A value style includes stocks that tend to carry high book-to-market ratios,
low price earnings ratios, high dividend yields, and are often described
as being in distress. They are thus perceived by investors to be of higher
risk, but investors need to remember that higher risk equates to higher
expected return. The shareholders of value stocks have a high cost of
capital, which equates to a higher expected return for the capital provider.
The capital provider is the investor, or the capitalist. Value stocks
may receive a lot of negative publicity and experience a downturn in their
business.
The styles of large, small, and micro are based on a company's share price
multiplied by the total number of shares. Companies are ranked and grouped
into categories that vary substantially within the investment industry.
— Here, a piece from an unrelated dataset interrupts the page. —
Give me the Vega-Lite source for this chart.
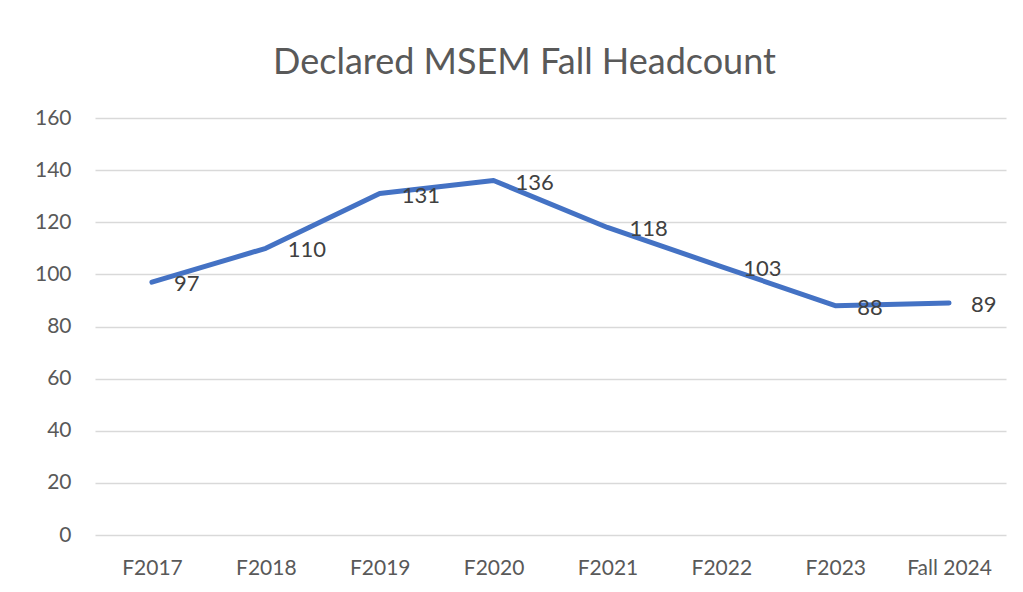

For example, as of September 2001, the Russell 2000 index of small cap
stocks had a weighted average market cap of $800 million, while the DFA
small cap index had $600 million, and the DFA Micro cap index had $250
million. Morningstar, Russell, Lippers, Barra, Wilshire Associates, DFA,
Morgan Stanley Capital Indexes, and Standard and Poor's are all considered
reliable sources of style criteria. Each has its own set of rules for
measuring value, growth, large, small, international, or emerging markets.
It is no surprise that the active investor is dazed and confused.
Style drift refers to the tendency of active managers and actively managed mutual funds to deviate from their stated or expected investment style. This drift can occur gradually over time, as in the case of a "small-cap" manager buying larger and larger companies as their fund asset base grows. Style drift can also occur abruptly if an active manager perceives opportunities for higher returns from a different style. For example, a U.S. large company fund may purchase a high percentage of Mexican stocks, changing the funds style.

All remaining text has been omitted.